IEICE TRANSACTIONS on Electronics   Vol.E97-C   No.4   pp.360-368
Publication Date: 2014/04/01
Online ISSN: 1745-1353
DOI: 10.1587/transele.E97.C.360
Type of Manuscript: Special Section PAPER (Special Section on Solid-State Circuit Design,---,Architecture, Circuit, Device and Design Methodology)

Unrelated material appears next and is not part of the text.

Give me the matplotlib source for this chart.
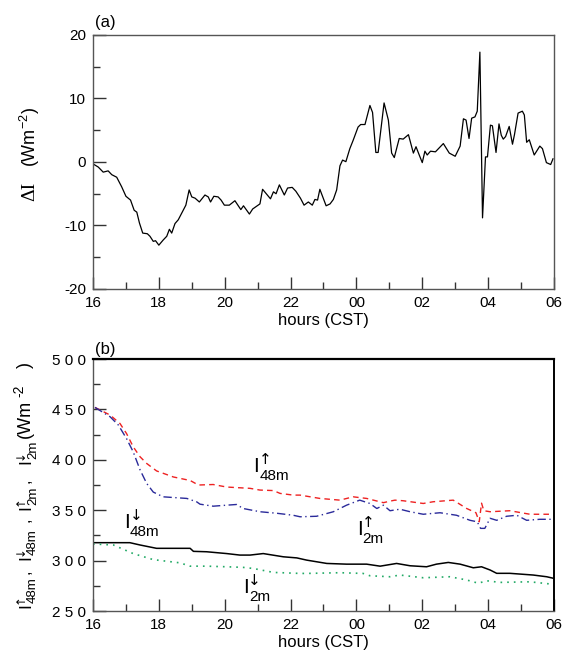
import numpy as np
import matplotlib
matplotlib.use("Agg")
import matplotlib.pyplot as plt
from matplotlib.ticker import MultipleLocator, FixedLocator, FixedFormatter
from matplotlib.transforms import IdentityTransform

plt.rcParams['font.family'] = ['Liberation Sans', 'DejaVu Sans']
plt.rcParams['mathtext.fontset'] = 'custom'
plt.rcParams['mathtext.rm'] = 'Liberation Sans'
plt.rcParams['mathtext.it'] = 'Liberation Sans'
plt.rcParams['axes.unicode_minus'] = False

# panel (a): difference of net longwave, hours since 16 CST (30 = 06 next day)
a_hours = [16.0, 16.16, 16.31, 16.46, 16.57, 16.72, 16.87, 17.0, 17.14, 17.25, 17.33, 17.41,
           17.51, 17.65, 17.73, 17.83, 17.9, 18.0, 18.13, 18.24, 18.32, 18.39, 18.49, 18.59,
           18.72, 18.82, 18.92, 19.0, 19.1, 19.23, 19.4, 19.5, 19.57, 19.67, 19.8, 19.89,
           19.99, 20.14, 20.31, 20.49, 20.57, 20.75, 20.85, 21.07, 21.15, 21.39, 21.48, 21.56,
           21.66, 21.81, 21.91, 22.05, 22.16, 22.3, 22.41, 22.54, 22.66, 22.74, 22.82, 22.89,
           23.08, 23.2, 23.3, 23.4, 23.5, 23.58, 23.68, 23.8, 23.9, 24.05, 24.13, 24.26,
           24.41, 24.49, 24.59, 24.66, 24.84, 24.97, 25.07, 25.15, 25.3, 25.42, 25.58, 25.73,
           25.81, 25.9, 26.0, 26.08, 26.15, 26.25, 26.4, 26.64, 26.82, 27.0, 27.15, 27.25,
           27.33, 27.42, 27.5, 27.6, 27.67, 27.75, 27.83, 27.92, 27.98, 28.07, 28.13, 28.24,
           28.33, 28.4, 28.46, 28.53, 28.64, 28.74, 28.8, 28.91, 29.04, 29.1, 29.17, 29.25,
           29.4, 29.57, 29.65, 29.77, 29.9, 29.97]
a_delta = [-0.3, -0.8, -1.6, -1.4, -2.0, -2.4, -3.9, -5.4, -6.0, -7.6, -7.9, -9.6,
           -11.2, -11.3, -11.7, -12.5, -12.4, -13.1, -12.3, -11.7, -10.6, -11.2, -9.7, -9.1,
           -7.8, -6.8, -4.4, -5.5, -5.7, -6.3, -5.2, -5.5, -6.3, -5.4, -5.5, -6.0,
           -6.8, -6.8, -6.1, -7.5, -6.9, -8.2, -7.4, -6.6, -4.3, -5.8, -4.7, -5.0,
           -3.6, -5.2, -4.1, -4.0, -4.6, -5.7, -6.8, -6.3, -6.8, -5.9, -6.0, -4.3,
           -6.9, -6.6, -5.9, -4.4, -0.6, 0.3, 0.05, 2.1, 3.4, 5.5, 5.9, 5.9,
           8.9, 7.8, 1.5, 1.5, 9.3, 6.6, 1.4, 0.7, 3.7, 3.6, 4.3, 1.4,
           2.4, 1.2, -0.1, 1.7, 1.1, 1.7, 1.6, 2.9, 1.4, 0.9, 2.5, 6.8,
           6.6, 3.7, 6.9, 7.1, 8.0, 17.3, -8.8, 0.8, 0.8, 5.8, 5.7, 1.5,
           6.0, 4.2, 3.6, 4.0, 5.6, 2.8, 4.3, 7.7, 8.0, 7.4, 3.1, 3.5,
           1.1, 2.5, 2.1, -0.1, -0.4, 0.5]

# panel (b): longwave fluxes
up48_h = [16.06, 16.52, 16.82, 17.02, 17.22, 17.43, 17.63, 17.93, 18.44, 18.95, 19.2, 19.65,
          20.06, 20.77, 21.07, 21.48, 21.68, 22.08, 22.29, 22.89, 23.5, 23.9, 24.31, 24.82,
          25.02, 25.17, 25.42, 26.03, 26.33, 26.94, 27.35, 27.63, 27.73, 27.8, 27.87, 28.06,
          28.66, 29.27, 29.98]
up48_v = [452, 444.4, 436, 426, 413, 403, 396.4, 389, 383, 379.5, 375, 375.5,
          373, 371.7, 370, 369.5, 366.7, 365, 365, 361.7, 360, 363.3, 361.7, 357.5,
          359, 360, 359.4, 356.7, 358.4, 360, 351.7, 347.5, 338.6, 357, 349.5, 348.5,
          349.5, 346, 346]

up2_h = [16.06, 16.52, 16.77, 17.02, 17.22, 17.43, 17.63, 17.83, 18.13, 18.85, 19.15, 19.25,
         19.65, 20.06, 20.36, 20.56, 21.07, 21.58, 22.08, 22.29, 22.79, 23.3, 23.7, 24.1,
         24.41, 24.62, 24.82, 25.02, 25.32, 25.63, 26.03, 26.54, 27.04, 27.45, 27.67, 27.77,
         27.9, 28.06, 28.26, 28.56, 28.87, 29.17, 29.57, 29.98]
up2_v = [452, 442.7, 434.5, 421, 408, 390, 376.6, 368, 363.3, 361.7, 358.3, 356,
         354, 355, 355.7, 351.7, 348.5, 347, 345, 343.5, 344, 348.5, 355, 360,
         356.7, 351.7, 355, 349.5, 351, 348.5, 346, 347.5, 345, 340, 338.5, 332,
         332, 342, 340, 344, 345, 340, 341, 341]

dn48_h = [16.0, 16.5, 17.12, 17.43, 17.93, 18.74, 18.95, 19.05, 19.45, 20.06, 20.46, 20.77,
          21.17, 21.78, 22.19, 22.49, 23.1, 23.7, 24.31, 24.72, 25.22, 25.63, 26.13, 26.43,
          26.79, 27.15, 27.55, 27.8, 28.06, 28.26, 28.66, 29.37, 29.78, 29.98]
dn48_v = [317.8, 317.8, 317.8, 315.5, 312.2, 312.2, 312.2, 309.2, 308.8, 307, 305.5, 305.5,
          307, 303.8, 302.7, 300.5, 297.2, 296.5, 296.5, 294.5, 297.2, 294.9, 293.9, 296.5,
          298.2, 296.5, 292.9, 293.9, 290.7, 287.4, 287.4, 285.7, 284, 282.5]

dn2_h = [16.0, 16.62, 17.22, 17.83, 18.64, 18.95, 19.45, 20.06, 20.56, 20.87, 21.48, 22.29,
         22.49, 23.5, 24.2, 24.41, 25.02, 25.32, 26.03, 26.84, 27.35, 27.7, 27.96, 28.36,
         29.27, 29.98]
dn2_v = [316.5, 315.5, 307, 301, 297.8, 294.5, 294.5, 293.9, 293.3, 292.2, 288.3, 287.3,
         287.3, 288, 287.3, 285, 284, 285.7, 283, 284, 280.8, 277.6, 280, 278.4,
         279, 276.5]

hour_ticks = [16, 18, 20, 22, 24, 26, 28, 30]
hour_labels = ['16', '18', '20', '22', '00', '02', '04', '06']
b_yticks = [250, 300, 350, 400, 450, 500]
b_ylabels = ['2 5 0', '3 0 0', '3 5 0', '4 0 0', '4 5 0', '5 0 0']

# curve labels in panel (b): (hour, flux, arrow, height)
curve_labels = [(20.87, 388, '\u2191', '48m'),
                (16.94, 332, '\u2193', '48m'),
                (24.01, 325, '\u2191', '2m'),
                (20.55, 268, '\u2193', '2m')]

fig = plt.figure(figsize=(5.73, 6.59), dpi=100)
ax1 = fig.add_axes([0.1623, 0.5615, 0.8045, 0.3854])
ax2 = fig.add_axes([0.1623, 0.0728, 0.8045, 0.3824])


def style_axis(ax):
    ax.set_xlim(16, 30)
    ax.xaxis.set_major_locator(FixedLocator(hour_ticks))
    ax.xaxis.set_major_formatter(FixedFormatter(hour_labels))
    ax.xaxis.set_minor_locator(MultipleLocator(1))
    ax.tick_params(which='both', direction='in', top=False, right=False, labelsize=11,
                   color='#333333', width=1)
    ax.tick_params(which='major', length=9, pad=5)
    ax.tick_params(which='minor', length=5)
    for s in ax.spines.values():
        s.set_linewidth(1.0)
        s.set_color('#555555')
    ax.set_xlabel('hours (CST)', fontsize=12, labelpad=2)


def put(X, Y, u, v, s, size, rot, family=None):
    # u along the reading direction, v towards the top of the glyphs (pixels)
    if rot == 0:
        x, y = X + u, Y + v
    else:
        x, y = X - v, Y + u
    kw = {'family': family} if family else {}
    return fig.text(x, y, s, fontsize=size, rotation=rot, rotation_mode='anchor',
                    ha='left', va='baseline', transform=IdentityTransform(), **kw)


def flux_label(X, Y, arrow, sub, rot, s_i, s_a, s_s, a_du, a_dv, s_du, s_dv):
    put(X, Y, 0, 0, 'I', s_i, rot)
    put(X, Y, a_du, a_dv, arrow, s_a, rot, family='DejaVu Sans')
    put(X, Y, s_du, s_dv, sub, s_s, rot)


ax1.plot(a_hours, a_delta, color='black', lw=0.9)
style_axis(ax1)
ax1.set_ylim(-20, 20)
ax1.yaxis.set_major_locator(MultipleLocator(10))
ax1.yaxis.set_minor_locator(MultipleLocator(5))
ax1.text(-0.137, 0.385, '\u0394I', transform=ax1.transAxes, rotation=90, fontsize=14,
         family='Liberation Serif', ha='center', va='center')
ax1.text(-0.137, 0.60, '(Wm$^{-2}$)', transform=ax1.transAxes, rotation=90, fontsize=13,
         ha='center', va='center')
ax1.text(0.005, 1.02, '(a)', transform=ax1.transAxes, fontsize=12, ha='left', va='bottom')

ax2.plot(up48_h, up48_v, color='#ee2222', lw=1.0, ls=(0, (4, 3)))
ax2.plot(up2_h, up2_v, color='#2a2a9a', lw=1.0, ls=(0, (6, 2.5, 1, 2.5)))
ax2.plot(dn48_h, dn48_v, color='black', lw=1.1)
ax2.plot(dn2_h, dn2_v, color='#22aa66', lw=1.2, ls=(0, (1, 3)))
style_axis(ax2)
ax2.spines['top'].set_color('black')
ax2.spines['top'].set_linewidth(1.6)
ax2.spines['right'].set_color('black')
ax2.spines['right'].set_linewidth(1.4)
ax2.set_ylim(250, 500)
ax2.yaxis.set_major_locator(FixedLocator(b_yticks))
ax2.yaxis.set_major_formatter(FixedFormatter(b_ylabels))
ax2.yaxis.set_minor_locator(MultipleLocator(25))
ax2.text(0.005, 1.01, '(b)', transform=ax2.transAxes, fontsize=12, ha='left', va='bottom')

for h, val, arrow, sub in curve_labels:
    X, Y = ax2.transData.transform((h, val))
    flux_label(X, Y, arrow, sub, 0, 15, 11, 11, 5.5, 8, 6, -8)

# rotated y label of panel (b), built piece by piece (pixels from the bottom)
X0, Y0 = 30, 659 - 608
ylab_groups = [(0, '\u2191', '48m'), (48, '\u2193', '48m'), (98, '\u2191', '2m'), (144, '\u2193', '2m')]
for u, arrow, sub in ylab_groups:
    flux_label(X0, Y0 + u, arrow, sub, 90, 12.5, 8.5, 9.5, 4.5, 6, 5, -6)
for u in (34, 86, 125):
    put(X0, Y0, u, 0, ',', 12, 90)
put(X0, Y0, 170, 0, '(Wm', 13, 90)
put(X0, Y0, 211, 7, '-2', 10, 90)
put(X0, Y0, 240, 0, ')', 13, 90)

fig.savefig('out.png', dpi=100)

many-core,  network-on-chip,  VLIW,  low power,  face detection,  H.264,  super resolution,  

Full Text: PDF>>
Buy this Article

New media processing applications such as image recognition and AR (Augment Reality) have become into practical on embedded systems for automotive, digital-consumer and mobile products. Many-core processors have been proposed to realize much higher performance than multi-core processors. We have developed a low-power many-core SoC for multimedia applications in 40nm CMOS technology. Within a 210mm2 die, two 32-core clusters are integrated with dynamically reconfigurable processors, hardware accelerators, 2-channel DDR3 I/Fs, and other peripherals. Processor cores in the cluster share a 2MB L2 cache connected through a tree-based Network-on-Chip (NoC). Its total peak performance exceeds 1.5TOPS (Tera Operations Per Second). The high scalability and low power consumption are accomplished by parallelized software for multimedia applications. In case of face detection, the performance scales up to 64 cores and the SoC consumes only 2.21W. Moreover, it can execute the 1080p 48fps H.264 decoding about 520mW by 28 cores and the 4K2K 15fps super resolution about 770mW by 32 cores in one cluster. Exploiting parallelism by low power processor cores, the many-core SoC provides several tens of times better energy efficiency than that of a high performance desk-top quad-core processor.